Hamid stressed that the participants in the dialogue conference have shown seriousness to achieve the best solutions for the Sudan’s problems.

The American administration demands Khartoum to end armed conflicts in the two Areas and Darfur and to sign peace agreement with the armed groups as prerequisite for lifting of economic sanctions against Sudan.

International and regional mediators have been brokering different process to end Darfur conflict since 2003 and the conflict in South Kordofan and Blue Nile states since 2011.

Last month, the warring parties in Darfur, South Kordofan and Blue Nile concluded informal meetings in Berlin and Addis Ababa with no sign of progress toward an agreement ending the conflicts.

Meanwhile, the meeting underscored the importance to continue efforts to overcome the differences and normalize relations between the two countries.

Washington imposed economic and trade sanctions on Sudan in 1997 in response to its alleged connection to terror networks and human rights abuses.

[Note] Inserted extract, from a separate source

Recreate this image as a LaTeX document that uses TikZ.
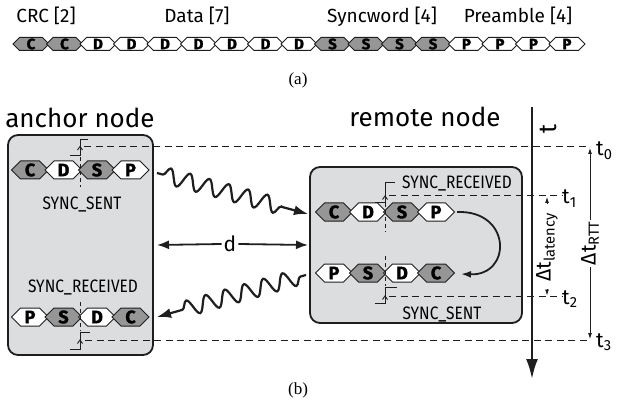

In 2007 it strengthened the embargo, citing abuses in Darfur which it labelled as genocide.

Sudan has been on the US list of countries supporting terrorism since 1993, for allegedly providing support and safe haven for terrorist groups.

Since late last year, the two countries have engaged in talks to chart the path for normalization of relations between the two countries.

Sudan says Washington didn’t honour its pledges to lift Sudan from the United States list of state sponsors of terrorism after the independence of South Sudan and kept sanctions for political reasons.

But Washington says Khartoum has to end the armed conflict in South Darfur and Blue Nile states and to settle Darfur crisis.